Dalam SK itu diputuskan dan ditetapkan: Keputusan Kepala BP Batam Tentang Penggunaan Bagian Tanah Tertentu Dari Hak Pengelolaan Badan Pengusahaan Kawasan Perdagangan Bebas dan Pelabuhan Bebas Batam kepada PT Pasifik Estatindo Perkasa.

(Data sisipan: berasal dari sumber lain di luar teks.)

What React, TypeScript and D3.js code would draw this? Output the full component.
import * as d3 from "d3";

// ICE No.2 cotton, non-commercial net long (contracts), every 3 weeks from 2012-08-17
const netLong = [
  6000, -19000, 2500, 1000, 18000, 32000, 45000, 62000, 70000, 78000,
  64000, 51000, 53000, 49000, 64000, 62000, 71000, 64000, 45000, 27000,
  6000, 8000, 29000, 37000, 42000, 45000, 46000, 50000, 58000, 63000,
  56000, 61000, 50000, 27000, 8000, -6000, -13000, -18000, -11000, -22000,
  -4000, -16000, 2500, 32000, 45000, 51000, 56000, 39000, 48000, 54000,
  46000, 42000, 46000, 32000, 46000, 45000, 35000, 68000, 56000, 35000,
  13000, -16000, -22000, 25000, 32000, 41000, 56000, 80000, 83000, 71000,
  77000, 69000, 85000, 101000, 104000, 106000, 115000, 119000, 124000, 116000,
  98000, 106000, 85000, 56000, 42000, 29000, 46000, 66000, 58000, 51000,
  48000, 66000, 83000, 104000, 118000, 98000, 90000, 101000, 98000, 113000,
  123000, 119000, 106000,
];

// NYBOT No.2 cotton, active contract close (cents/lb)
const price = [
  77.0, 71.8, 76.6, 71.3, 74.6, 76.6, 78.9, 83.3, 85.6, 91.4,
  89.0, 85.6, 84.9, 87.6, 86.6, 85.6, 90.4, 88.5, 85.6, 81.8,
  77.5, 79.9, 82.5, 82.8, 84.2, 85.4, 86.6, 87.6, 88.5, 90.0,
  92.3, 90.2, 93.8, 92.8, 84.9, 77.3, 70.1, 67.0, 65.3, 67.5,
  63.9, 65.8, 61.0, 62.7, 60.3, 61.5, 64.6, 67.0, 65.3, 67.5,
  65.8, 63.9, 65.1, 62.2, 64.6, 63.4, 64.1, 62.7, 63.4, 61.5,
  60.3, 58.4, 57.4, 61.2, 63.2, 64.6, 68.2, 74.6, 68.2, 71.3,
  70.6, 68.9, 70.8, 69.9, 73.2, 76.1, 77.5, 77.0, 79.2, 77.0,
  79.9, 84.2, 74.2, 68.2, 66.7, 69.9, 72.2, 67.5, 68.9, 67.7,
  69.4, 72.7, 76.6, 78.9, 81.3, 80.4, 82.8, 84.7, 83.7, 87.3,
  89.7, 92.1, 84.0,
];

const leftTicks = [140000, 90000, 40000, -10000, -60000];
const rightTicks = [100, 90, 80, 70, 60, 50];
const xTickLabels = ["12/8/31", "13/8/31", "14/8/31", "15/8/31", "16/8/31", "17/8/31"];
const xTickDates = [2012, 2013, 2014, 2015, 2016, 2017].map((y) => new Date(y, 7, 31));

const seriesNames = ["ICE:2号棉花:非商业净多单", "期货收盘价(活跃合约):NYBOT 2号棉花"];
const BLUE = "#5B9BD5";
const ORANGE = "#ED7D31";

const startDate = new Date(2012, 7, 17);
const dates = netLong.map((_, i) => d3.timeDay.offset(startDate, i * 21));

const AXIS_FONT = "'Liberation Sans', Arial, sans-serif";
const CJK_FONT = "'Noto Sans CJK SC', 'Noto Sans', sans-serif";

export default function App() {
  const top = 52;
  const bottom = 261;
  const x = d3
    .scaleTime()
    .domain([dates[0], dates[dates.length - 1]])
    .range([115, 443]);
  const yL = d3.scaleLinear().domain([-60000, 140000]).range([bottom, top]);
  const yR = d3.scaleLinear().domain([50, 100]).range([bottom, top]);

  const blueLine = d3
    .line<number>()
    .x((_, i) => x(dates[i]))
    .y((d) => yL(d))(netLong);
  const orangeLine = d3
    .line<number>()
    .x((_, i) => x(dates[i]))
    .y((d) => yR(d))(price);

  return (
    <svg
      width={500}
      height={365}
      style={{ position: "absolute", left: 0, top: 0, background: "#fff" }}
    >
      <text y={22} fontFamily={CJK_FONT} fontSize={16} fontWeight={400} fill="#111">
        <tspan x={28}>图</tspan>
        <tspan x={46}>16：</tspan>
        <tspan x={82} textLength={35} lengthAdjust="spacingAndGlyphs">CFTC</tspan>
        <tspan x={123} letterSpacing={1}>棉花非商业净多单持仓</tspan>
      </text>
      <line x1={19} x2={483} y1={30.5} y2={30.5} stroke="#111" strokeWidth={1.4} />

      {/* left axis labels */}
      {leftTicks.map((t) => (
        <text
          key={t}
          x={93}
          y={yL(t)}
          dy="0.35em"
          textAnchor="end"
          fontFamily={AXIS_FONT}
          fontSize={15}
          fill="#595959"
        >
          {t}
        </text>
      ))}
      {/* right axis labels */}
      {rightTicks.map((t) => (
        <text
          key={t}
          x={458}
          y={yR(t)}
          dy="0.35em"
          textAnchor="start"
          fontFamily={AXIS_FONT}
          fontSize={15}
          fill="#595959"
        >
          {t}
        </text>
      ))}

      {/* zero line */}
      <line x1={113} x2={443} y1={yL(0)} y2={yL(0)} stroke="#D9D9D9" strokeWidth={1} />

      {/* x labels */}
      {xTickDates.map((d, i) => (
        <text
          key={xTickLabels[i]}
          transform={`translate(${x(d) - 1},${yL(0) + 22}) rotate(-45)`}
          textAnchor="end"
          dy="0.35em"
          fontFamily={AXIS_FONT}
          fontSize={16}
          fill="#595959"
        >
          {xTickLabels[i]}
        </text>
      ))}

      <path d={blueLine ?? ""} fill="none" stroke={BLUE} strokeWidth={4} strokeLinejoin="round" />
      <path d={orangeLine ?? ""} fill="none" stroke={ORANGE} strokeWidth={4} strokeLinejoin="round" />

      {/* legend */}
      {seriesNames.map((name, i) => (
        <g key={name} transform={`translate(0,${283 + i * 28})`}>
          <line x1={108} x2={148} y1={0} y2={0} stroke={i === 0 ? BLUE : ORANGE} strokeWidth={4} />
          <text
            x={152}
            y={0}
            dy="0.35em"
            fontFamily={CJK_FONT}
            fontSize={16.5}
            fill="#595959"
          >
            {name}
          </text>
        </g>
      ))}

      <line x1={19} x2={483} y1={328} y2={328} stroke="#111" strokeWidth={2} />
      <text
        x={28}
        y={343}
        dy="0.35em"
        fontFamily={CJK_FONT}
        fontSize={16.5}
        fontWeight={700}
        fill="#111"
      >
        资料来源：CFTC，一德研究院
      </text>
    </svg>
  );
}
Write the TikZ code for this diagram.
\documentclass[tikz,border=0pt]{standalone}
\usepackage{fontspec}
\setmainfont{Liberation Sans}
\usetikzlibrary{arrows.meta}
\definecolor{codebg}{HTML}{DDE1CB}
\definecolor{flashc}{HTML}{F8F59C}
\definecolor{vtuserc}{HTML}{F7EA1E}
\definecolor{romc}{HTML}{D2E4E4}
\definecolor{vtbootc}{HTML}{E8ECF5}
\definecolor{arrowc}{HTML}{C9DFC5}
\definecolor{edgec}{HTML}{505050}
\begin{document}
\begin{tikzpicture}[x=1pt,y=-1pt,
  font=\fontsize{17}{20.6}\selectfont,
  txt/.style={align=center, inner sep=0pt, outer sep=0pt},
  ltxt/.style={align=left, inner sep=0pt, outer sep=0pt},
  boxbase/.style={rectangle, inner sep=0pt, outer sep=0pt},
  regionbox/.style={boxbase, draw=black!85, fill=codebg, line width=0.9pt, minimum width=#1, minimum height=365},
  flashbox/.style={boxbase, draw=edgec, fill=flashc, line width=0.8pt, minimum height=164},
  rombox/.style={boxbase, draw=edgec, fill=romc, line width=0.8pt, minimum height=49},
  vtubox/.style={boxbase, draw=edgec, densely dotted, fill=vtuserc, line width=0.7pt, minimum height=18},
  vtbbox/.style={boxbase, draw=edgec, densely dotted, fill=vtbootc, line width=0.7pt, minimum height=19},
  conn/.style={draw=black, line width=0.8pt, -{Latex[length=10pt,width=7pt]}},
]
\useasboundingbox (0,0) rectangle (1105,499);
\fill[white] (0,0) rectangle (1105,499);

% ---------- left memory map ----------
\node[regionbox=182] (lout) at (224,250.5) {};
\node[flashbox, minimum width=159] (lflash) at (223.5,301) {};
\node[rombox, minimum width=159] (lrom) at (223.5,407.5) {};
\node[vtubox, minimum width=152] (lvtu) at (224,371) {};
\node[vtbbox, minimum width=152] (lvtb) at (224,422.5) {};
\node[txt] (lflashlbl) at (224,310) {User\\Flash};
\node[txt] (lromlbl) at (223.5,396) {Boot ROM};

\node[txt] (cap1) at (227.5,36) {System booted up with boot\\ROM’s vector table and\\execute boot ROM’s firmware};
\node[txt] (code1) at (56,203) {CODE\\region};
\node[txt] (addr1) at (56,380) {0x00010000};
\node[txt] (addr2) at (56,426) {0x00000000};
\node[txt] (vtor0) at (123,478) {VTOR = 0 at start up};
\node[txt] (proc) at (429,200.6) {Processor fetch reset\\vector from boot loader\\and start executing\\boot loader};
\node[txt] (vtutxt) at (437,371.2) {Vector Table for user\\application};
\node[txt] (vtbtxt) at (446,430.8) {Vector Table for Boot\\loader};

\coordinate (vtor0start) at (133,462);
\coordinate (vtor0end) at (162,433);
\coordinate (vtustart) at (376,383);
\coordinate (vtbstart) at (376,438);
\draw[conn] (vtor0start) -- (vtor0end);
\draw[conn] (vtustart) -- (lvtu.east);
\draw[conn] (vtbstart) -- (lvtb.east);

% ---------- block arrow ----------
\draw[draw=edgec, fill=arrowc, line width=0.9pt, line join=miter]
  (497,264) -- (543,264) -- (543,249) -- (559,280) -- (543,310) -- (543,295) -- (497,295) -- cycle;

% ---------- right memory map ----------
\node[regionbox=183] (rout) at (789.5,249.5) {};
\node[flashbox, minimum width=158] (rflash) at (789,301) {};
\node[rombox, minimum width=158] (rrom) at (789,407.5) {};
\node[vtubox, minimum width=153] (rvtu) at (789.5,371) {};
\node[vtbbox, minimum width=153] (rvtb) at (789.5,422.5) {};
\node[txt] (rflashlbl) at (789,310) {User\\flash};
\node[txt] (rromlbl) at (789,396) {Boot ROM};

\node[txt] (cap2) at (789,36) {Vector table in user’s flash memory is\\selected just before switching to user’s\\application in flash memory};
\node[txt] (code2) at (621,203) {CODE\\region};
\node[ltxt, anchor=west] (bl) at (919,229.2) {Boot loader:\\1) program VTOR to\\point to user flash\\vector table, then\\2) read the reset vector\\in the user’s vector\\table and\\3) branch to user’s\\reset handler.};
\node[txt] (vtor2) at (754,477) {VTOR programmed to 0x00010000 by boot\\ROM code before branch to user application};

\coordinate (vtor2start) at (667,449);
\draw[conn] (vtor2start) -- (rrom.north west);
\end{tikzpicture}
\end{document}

Kesatu: Memberikan persetujuan penggunaan tanah yang merupakan bagian tanah tertentu dan Hak Pengelolaan Badan Pengusahaan Batam kepada PT Pasifik Estatindo Perkasa untuk jangka waktu selama 30 tahun terhitung sejak tanggal 27 Desember 2022 sampai dengan 26 Desember 2052, atas sebidang tanah seluas 108.574 m2 terletak di Wilayah pengembangan: Pantai Timur; Sub Wilayah pengembangan: Nongsa; Lokasi: Jalan Hang Lekiu – Nongsa; Garis pantai: 490 m.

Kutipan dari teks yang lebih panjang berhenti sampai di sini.